Ex-Fed chairman Volcker joins Obama's economic recovery team
US GDP predicted to contract by 3-5 per cent in fourth quarter
The US President-elect Barack Obama named Paul Volcker, the former Federal Reserve chairman, to a panel that will advise on how to pull the US economy out of recession, amid more signs that the downturn is accelerating.
Economic data yesterday showed that business investment in durable goods has fallen sharply; the housing market continues to languish, and consumer spending has contracted at its fastest rate for seven years. Meanwhile, the upscale retailer Tiffany & Co painted a gloomy outlook for the holiday shopping season, which kicks off in earnest tomorrow after Thanksgiving.
The new Economic Recovery Advisory Board will draw members from academia and business as well as from government, Mr Obama said. "Sometimes policy-making in Washington can become a little bit too ingrown, a little bit too insular," he added. "The walls of the echo chamber can sometimes keep out fresh voices and new ways of thinking."

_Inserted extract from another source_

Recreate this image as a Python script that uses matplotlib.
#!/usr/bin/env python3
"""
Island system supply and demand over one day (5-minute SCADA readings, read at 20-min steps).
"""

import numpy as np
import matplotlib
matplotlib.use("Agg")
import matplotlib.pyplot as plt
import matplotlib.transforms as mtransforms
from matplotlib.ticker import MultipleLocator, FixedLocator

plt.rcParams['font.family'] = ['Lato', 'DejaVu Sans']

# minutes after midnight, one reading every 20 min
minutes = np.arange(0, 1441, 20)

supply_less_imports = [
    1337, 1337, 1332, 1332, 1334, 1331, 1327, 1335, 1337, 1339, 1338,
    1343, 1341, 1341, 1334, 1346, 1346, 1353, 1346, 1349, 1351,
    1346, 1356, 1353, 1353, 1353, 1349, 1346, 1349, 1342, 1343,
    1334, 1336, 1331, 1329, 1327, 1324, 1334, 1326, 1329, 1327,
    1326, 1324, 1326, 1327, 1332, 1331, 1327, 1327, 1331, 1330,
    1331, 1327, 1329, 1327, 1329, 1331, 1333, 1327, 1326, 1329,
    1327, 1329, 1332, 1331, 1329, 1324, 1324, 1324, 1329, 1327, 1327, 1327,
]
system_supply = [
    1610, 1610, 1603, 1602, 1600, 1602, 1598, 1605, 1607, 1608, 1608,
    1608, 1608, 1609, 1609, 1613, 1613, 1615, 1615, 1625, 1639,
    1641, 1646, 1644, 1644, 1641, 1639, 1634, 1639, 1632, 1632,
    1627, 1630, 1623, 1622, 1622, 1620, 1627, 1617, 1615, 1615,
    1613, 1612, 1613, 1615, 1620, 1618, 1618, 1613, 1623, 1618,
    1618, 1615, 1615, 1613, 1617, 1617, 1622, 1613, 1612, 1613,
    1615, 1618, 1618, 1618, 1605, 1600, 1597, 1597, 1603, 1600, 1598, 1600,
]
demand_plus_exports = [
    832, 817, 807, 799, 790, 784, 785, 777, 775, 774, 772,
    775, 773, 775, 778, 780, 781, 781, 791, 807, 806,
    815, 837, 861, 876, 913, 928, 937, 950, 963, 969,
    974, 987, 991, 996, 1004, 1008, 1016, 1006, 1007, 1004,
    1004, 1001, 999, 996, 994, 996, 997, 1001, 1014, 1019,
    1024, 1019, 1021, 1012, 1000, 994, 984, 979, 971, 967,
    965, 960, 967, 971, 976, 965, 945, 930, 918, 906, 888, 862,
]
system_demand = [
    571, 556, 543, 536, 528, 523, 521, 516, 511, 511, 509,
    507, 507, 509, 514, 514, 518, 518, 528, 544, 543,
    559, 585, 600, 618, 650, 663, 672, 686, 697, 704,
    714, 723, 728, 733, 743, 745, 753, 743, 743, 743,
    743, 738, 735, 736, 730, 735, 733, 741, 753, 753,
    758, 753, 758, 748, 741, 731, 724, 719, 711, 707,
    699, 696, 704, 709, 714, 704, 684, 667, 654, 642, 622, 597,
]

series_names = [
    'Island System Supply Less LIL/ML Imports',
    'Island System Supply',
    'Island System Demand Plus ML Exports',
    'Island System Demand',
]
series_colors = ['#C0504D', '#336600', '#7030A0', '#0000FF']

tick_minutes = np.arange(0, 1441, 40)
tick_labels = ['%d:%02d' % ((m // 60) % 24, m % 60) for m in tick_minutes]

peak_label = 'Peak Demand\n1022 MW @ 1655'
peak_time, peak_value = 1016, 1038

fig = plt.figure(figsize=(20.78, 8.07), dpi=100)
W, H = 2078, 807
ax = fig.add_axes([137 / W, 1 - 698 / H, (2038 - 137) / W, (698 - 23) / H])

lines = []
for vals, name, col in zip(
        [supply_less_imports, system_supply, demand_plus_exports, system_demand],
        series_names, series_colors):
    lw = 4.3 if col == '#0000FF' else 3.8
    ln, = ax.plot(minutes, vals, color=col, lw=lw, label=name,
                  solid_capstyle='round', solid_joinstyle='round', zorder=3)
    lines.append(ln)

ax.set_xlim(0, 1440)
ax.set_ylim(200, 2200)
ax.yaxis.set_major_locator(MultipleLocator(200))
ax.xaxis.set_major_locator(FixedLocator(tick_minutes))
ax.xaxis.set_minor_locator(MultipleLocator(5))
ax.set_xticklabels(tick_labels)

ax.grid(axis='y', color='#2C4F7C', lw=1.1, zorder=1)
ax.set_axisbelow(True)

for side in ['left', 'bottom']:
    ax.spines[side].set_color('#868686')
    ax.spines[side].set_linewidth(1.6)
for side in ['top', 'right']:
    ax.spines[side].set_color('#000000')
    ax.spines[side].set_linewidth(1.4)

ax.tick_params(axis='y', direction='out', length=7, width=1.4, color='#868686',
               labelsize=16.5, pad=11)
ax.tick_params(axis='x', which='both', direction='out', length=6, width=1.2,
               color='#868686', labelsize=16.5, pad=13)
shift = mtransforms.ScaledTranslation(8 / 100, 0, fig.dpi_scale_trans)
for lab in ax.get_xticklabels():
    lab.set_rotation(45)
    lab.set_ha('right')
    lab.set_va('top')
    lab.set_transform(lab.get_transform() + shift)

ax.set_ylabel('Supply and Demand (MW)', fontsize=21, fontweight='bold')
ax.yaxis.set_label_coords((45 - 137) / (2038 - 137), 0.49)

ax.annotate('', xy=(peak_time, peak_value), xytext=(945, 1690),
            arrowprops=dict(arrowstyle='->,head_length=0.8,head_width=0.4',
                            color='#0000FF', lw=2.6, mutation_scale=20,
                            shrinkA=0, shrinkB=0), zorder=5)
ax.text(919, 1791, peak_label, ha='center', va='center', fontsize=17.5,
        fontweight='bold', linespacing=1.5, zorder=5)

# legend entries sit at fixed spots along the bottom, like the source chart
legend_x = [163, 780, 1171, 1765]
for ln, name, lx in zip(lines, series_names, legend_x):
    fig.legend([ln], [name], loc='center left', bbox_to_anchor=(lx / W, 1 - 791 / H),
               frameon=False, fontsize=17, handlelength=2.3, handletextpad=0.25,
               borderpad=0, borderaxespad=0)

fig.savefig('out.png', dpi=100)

It was Mr Obama's third announcement in as many days, aimed at reassuring markets that there is no power vacuum or policy drought during the long transition between presidents.
Austan Goolsbee, the University of Chicago economist who is Mr Obama's longest-serving economic adviser, will also serve on the board, which will be charged with coming up with ideas to pull the US economy out of its funk. Wall Street is currently predicting GDP will contract by between 3 per cent and 5 per cent in the fourth quarter of this year, its worst performance in at least a quarter of a century.

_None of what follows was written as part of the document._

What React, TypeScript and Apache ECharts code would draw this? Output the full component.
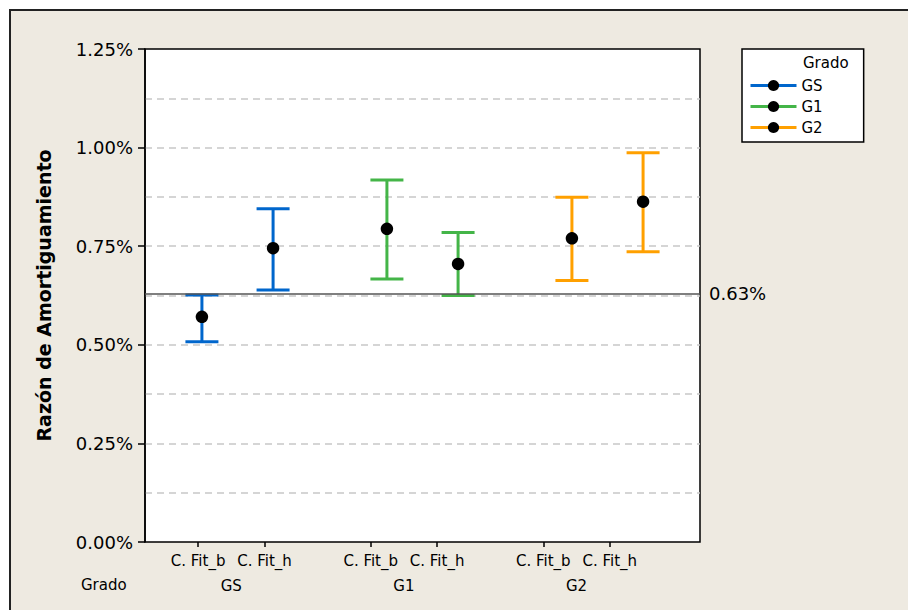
import React, { useEffect, useRef } from "react";
import * as echarts from "echarts";

// ---- data ----
const groups = ["GS", "G1", "G2"];
const fits = ["C. Fit_b", "C. Fit_h"];
const gsMean = [0.571, 0.745];
const gsLow = [0.508, 0.639];
const gsHigh = [0.626, 0.845];
const g1Mean = [0.794, 0.705];
const g1Low = [0.667, 0.625];
const g1High = [0.918, 0.785];
const g2Mean = [0.77, 0.863];
const g2Low = [0.663, 0.736];
const g2High = [0.874, 0.987];
const refValue = 0.63;
const yMin = 0;
const yMax = 1.25;
const yInterval = 0.25;

const groupColors = ["#0066CC", "#44B548", "#FFA000"];
const FONT = "DejaVu Sans";
const BEIGE = "#EEEAE1";

// layout slots along the x axis
const slot = (g: number, f: number) => 0.8 + g * 2.6 + f;
const X_MAX = 7.8;
const LABEL_X_MAX = 8.36;

export default function App() {
  const ref = useRef<HTMLDivElement>(null);
  useEffect(() => {
    if (!ref.current) return;
    const chart = echarts.init(ref.current, undefined, { renderer: "svg" });
    const means = [gsMean, g1Mean, g2Mean];
    const lows = [gsLow, g1Low, g2Low];
    const highs = [gsHigh, g1High, g2High];

    const tickVals: number[] = [];
    const tickNames: string[] = [];
    groups.forEach((_, g) =>
      fits.forEach((fn, f) => {
        tickVals.push(slot(g, f));
        tickNames.push(fn);
      })
    );
    const groupCenters = groups.map((_, g) => (slot(g, 0) + slot(g, 1)) / 2);

    const series: any[] = [];
    groups.forEach((name, g) => {
      const color = groupColors[g];
      series.push({
        type: "custom",
        name: name + "_ci",
        xAxisIndex: 0,
        yAxisIndex: 0,
        z: 3,
        encode: { x: 0, y: [1, 2] },
        data: fits.map((_, f) => [slot(g, f), lows[g][f], highs[g][f]]),
        renderItem: (params: any, api: any) => {
          const x = api.value(0);
          const lo = api.coord([x, api.value(1)]);
          const hi = api.coord([x, api.value(2)]);
          const hw = 16.5;
          const st = { stroke: color, lineWidth: 3 };
          return {
            type: "group",
            children: [
              { type: "line", shape: { x1: lo[0], y1: lo[1], x2: hi[0], y2: hi[1] }, style: st },
              { type: "line", shape: { x1: lo[0] - hw, y1: lo[1], x2: lo[0] + hw, y2: lo[1] }, style: st },
              { type: "line", shape: { x1: hi[0] - hw, y1: hi[1], x2: hi[0] + hw, y2: hi[1] }, style: st },
            ],
          };
        },
      });
      const s: any = {
        type: "line",
        name,
        xAxisIndex: 0,
        yAxisIndex: 0,
        z: 5,
        symbol: "circle",
        symbolSize: 12.5,
        itemStyle: { color: "#000" },
        lineStyle: { color, width: 3, opacity: 0 },
        data: fits.map((_, f) => [slot(g, f), means[g][f]]),
      };
      if (g === 0) {
        s.markLine = {
          silent: true,
          symbol: "none",
          lineStyle: { color: "#555", width: 1.5, type: "solid" },
          label: {
            position: "end",
            formatter: refValue.toFixed(2) + "%",
            fontFamily: FONT,
            fontSize: 18,
            color: "#000",
            distance: 9,
          },
          data: [{ yAxis: refValue }],
        };
      }
      series.push(s);
    });

    chart.setOption({
      animation: false,
      textStyle: { fontFamily: FONT },
      graphic: [
        {
          type: "rect",
          z: -100,
          shape: { x: 10, y: 10, width: 1000, height: 1000 },
          style: { fill: BEIGE, stroke: "#222", lineWidth: 2 },
        },
        {
          type: "text",
          left: 803,
          top: 55,
          z: 100,
          style: { text: "Grado", fontFamily: FONT, fontSize: 15, fill: "#000" },
        },
        {
          type: "text",
          left: 81,
          top: 577,
          style: { text: "Grado", fontFamily: FONT, fontSize: 15, fill: "#000" },
        },
      ],
      legend: {
        orient: "vertical",
        left: 742,
        top: 49,
        padding: [29, 41, 7, 7],
        itemWidth: 46,
        itemHeight: 14,
        itemGap: 6,
        backgroundColor: "#fff",
        borderColor: "#000",
        borderWidth: 1.5,
        borderRadius: 0,
        selectedMode: false,
        textStyle: { fontFamily: FONT, fontSize: 15, color: "#000" },
        data: groups.map((name, g) => ({
          name,
          itemStyle: { color: "#000" },
          lineStyle: { color: groupColors[g], width: 3, opacity: 1 },
        })),
      },
      grid: {
        left: 145,
        right: 208,
        top: 49,
        bottom: 68,
        show: true,
        backgroundColor: "#fff",
        borderColor: "#000",
        borderWidth: 1.5,
      },
      xAxis: [
        { type: "value", min: 0, max: X_MAX, show: false },
        {
          type: "value",
          min: 0,
          max: LABEL_X_MAX,
          position: "bottom",
          axisLine: { show: false },
          splitLine: { show: false },
          axisTick: {
            show: true,
            customValues: tickVals,
            length: 5,
            lineStyle: { color: "#000", width: 1.5 },
          },
          axisLabel: {
            customValues: tickVals,
            margin: 11,
            fontFamily: FONT,
            fontSize: 15,
            color: "#000",
            formatter: (v: number) => {
              const i = tickVals.findIndex((t) => Math.abs(t - v) < 1e-6);
              return i >= 0 ? tickNames[i] : "";
            },
          },
        },
        {
          type: "value",
          min: 0,
          max: LABEL_X_MAX,
          position: "bottom",
          axisLine: { show: false },
          splitLine: { show: false },
          axisTick: { show: false },
          axisLabel: {
            customValues: groupCenters,
            margin: 36,
            fontFamily: FONT,
            fontSize: 15,
            color: "#000",
            formatter: (v: number) => {
              const i = groupCenters.findIndex((t) => Math.abs(t - v) < 1e-6);
              return i >= 0 ? groups[i] : "";
            },
          },
        },
      ],
      yAxis: {
        type: "value",
        min: yMin,
        max: yMax,
        interval: yInterval,
        name: "Razón de Amortiguamiento",
        nameLocation: "middle",
        nameRotate: 90,
        nameGap: 92,
        nameTextStyle: { fontFamily: FONT, fontSize: 19, fontWeight: "bold", color: "#000" },
        axisLine: { show: true, lineStyle: { color: "#000", width: 1.5 } },
        axisTick: { show: true, inside: false, length: 7, lineStyle: { color: "#000", width: 1.5 } },
        axisLabel: {
          margin: 12,
          fontFamily: FONT,
          fontSize: 18,
          color: "#000",
          formatter: (v: number) => v.toFixed(2) + "%",
        },
        splitLine: {
          show: true,
          showMinLine: false,
          showMaxLine: false,
          lineStyle: { color: "#C8C8C8", width: 1.5, type: [7, 5] },
        },
        minorTick: { show: false, splitNumber: 2 },
        minorSplitLine: {
          show: true,
          lineStyle: { color: "#C8C8C8", width: 1.5, type: [7, 5] },
        },
      },
      series,
    });
    return () => chart.dispose();
  }, []);
  return (
    <div
      ref={ref}
      style={{ position: "fixed", left: 0, top: 0, width: 908, height: 610, background: "#fff" }}
    />
  );
}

Orders for durable goods – expensive home appliances and capital equipment for businesses – fell at an annualised rate of 6.2 per cent in October, harder than Wall Street had been predicting. The decline was the third monthly fall in a row, coming on the heels of a decline of 0.2 per cent in September – a revised figure, which compared to an earlier calculation that showed a gain.
Particularly gloomy for the economy, the Commerce department's report showed that nervous businesses have been scaling back their investment. Orders for non-defence capital goods excluding aircraft, watched by economists as the best proxy of business spending, plunged by 4.0 per cent, on top of a 3.3 per cent drop in September.
Unemployment claims fell a little last week, but remain at high levels. The number of people claiming benefits for more than one week fell 54,000 to 3,962,000, but the month-long average is still at a 25-year high.
Reflecting increased job insecurity and the falling housing market, consumer spending fell 1.0 per cent last month, according to a separate survey.
And new home sales data showed transactions at a 17-year low, down a further 5.3 per cent in October, with a backlog of properties that would take 11.1 months to clear at the current rate. These figures, too, were worse than economists predicted. They reflect the hit to buyer confidence caused by September's financial panic, and the continued dearth of affordable mortgage offers as a result of the credit crisis. Optimists, though, pointed to the sharp decline in mortgage rates that continued yesterday, a day after the Federal Reserve announced it would spend $600bn buying mortgage-related securities in the secondary market.